Five Macedonian servicemen were killed and seven were injured last night near Tetovo in clashes with Albanian militants. As RFE/RL's Jolyon Naegele reports, the surge in violence has already provoked the prime minister to renew his call for a state of war.
Prague, 6 June 2001 (RFE/RL) -- For the second time in a month, Macedonian Prime Minister Ljubco Georgievski is calling for a state of war.
His spokesman, Antonio Milososki, told reporters in Skopje today that a strong military response is the only way to achieve peace.
"It's clear that the attacks by Albanian terrorists constitute aggression against the Republic of Macedonia. It is clear that the fighting is continuing. But the question is whether the Republic of Macedonia expects to defend itself from these attacks, which threaten the lives of our soldiers."
Milososki says if parliament were to muster the minimum two-thirds majority vote required and declare a state of war, the military could call up all able-bodied men to fight. He called on both Albanian parties in the government to state which side they are on.
Macedonian politicians called for a state of war in early May after a rebel attack killed eight members of the security forces on April 28. However, EU and NATO chiefs persuaded Macedonian leaders to drop the idea on the grounds that it would only escalate the conflict and further alienate the Albanian community.

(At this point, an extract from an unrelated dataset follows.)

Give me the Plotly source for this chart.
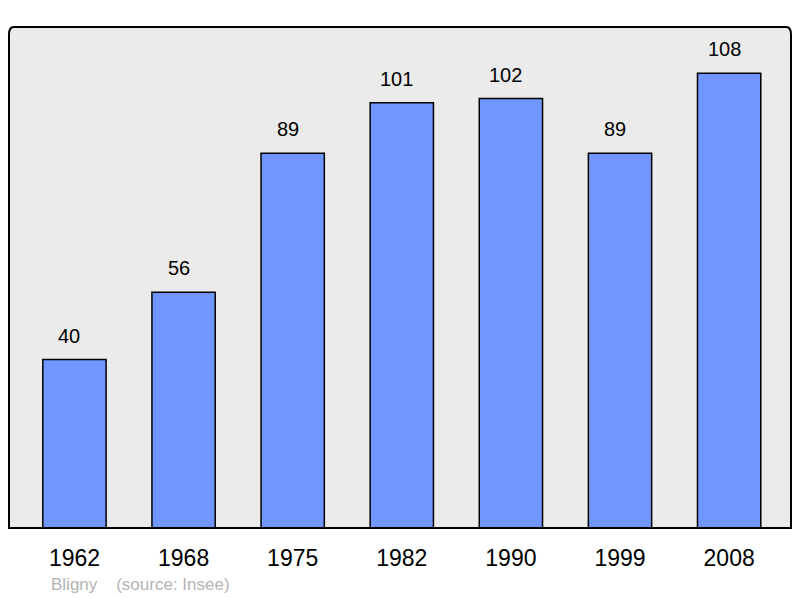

Last night's violence near Tetovo in the Sar mountains between the villages of Gajre and Sipkovica resulted in five deaths and seven injuries. It was the heaviest casualty toll suffered by the security forces since the April 28 attack.

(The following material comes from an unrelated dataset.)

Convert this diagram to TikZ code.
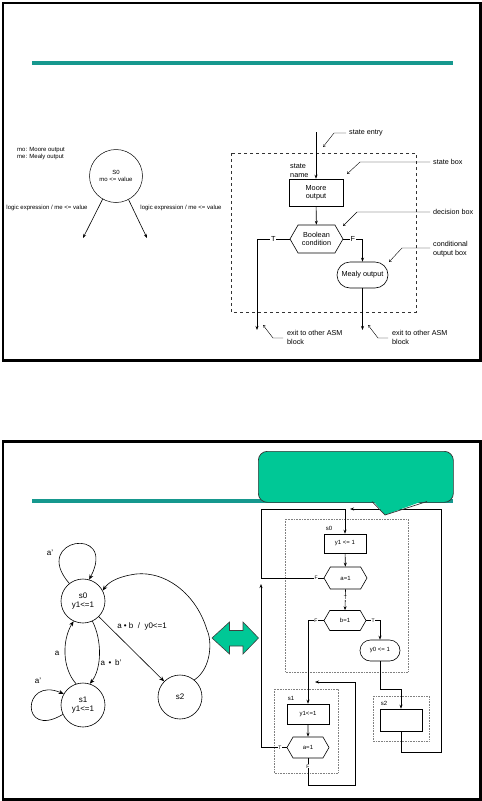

Milososki says last night's killings began with an attack by the ethnic-Albanian National Liberation Army (UCK) between Gajre and Sipkovica on a vehicle bringing food to security forces. One Macedonian soldier was killed and three injured in the incident. The insurgents then attacked an ambulance under military escort that was on its way to rescue the injured, and killed four more soldiers.
One of the dead soldiers was an ethnic Albanian army sergeant and another was a Macedonian from the southeastern town of Strumica. But the other three dead are reported to have been ethnic Macedonian reservists from the city of Bitola, the hometown of four policemen who were killed in late April. Their funerals unleashed two waves of anti-Albanian night-time violence in which gangs of Macedonians torched over 50 Albanian-owned shops, cafes, and kiosks.
Interior Minister Ljube Boskovski last night called for speedy action to end the insurgency. In his words, "we must act to find a solution because they [the rebels] don't understand the language of dialogue."
And in an interview with RFE/RL, Defense Ministry spokesman Gjeorgji Trendafilov said Macedonia has no choice but to arm itself as fast as possible:
"We are confronted with attempted aggression, attempted occupation of a part of Macedonia's territory. We have to defend our country and ourselves."
Asked to comment on news reports that Macedonia is purchasing 12 Russian and U.S. combat helicopters and four Sukhoi-25 fighter jets, Trendafilov said he would only announce details once the aircraft are delivered to Macedonia.
The Defense Ministry spokesman reiterated the military is determined to stamp out the UCK insurgency.
"We have an alien military force on our territory that has to be destroyed efficiently in any way."
Macedonian forces, after two weeks of fighting in late March, retook Gajre, Sipkovica, and some eight other villages and hamlets west and north of Tetovo. But rather than establishing itself in each of the communities, all of which are ethnically Albanian and most of which have been heavily depopulated since the fighting, the army based itself at a ski resort on Mount Popova Sapka and sent patrols into the area.
Most UCK fighters are believed to have left the Sar mountain range by late March and moved east to the (Skopska Crna Gora/Karadak) hills west of Kumanovo, where fighting erupted in early May. Nevertheless, a few UCK guerillas remained in the Sar mountains and the mayor of Sipkovica recently told RFE/RL that hardly a day has gone by without the sound of gunfire or mortar shells.
Virtually all the residents of several of the most remote mountain villages, such as Vejce and Brodec, fled to Kosovo in March. Residents of larger villages closer to Tetovo have been blocked by security forces for more than a month from traveling to schools, jobs, and shops in Tetovo.
There was also heavy fighting overnight northeast of Skopje in the Lipkovo district near Kumanovo, mainly around the villages of Matejce, Otja, Slupcane, and Orizare, where clashes erupted five weeks ago (May 3) and have continued almost daily ever since.
Macedonian news media said today the city of Kumanovo has run out of drinking water because the rebels have allegedly shot off the supply lines from the hills to the west.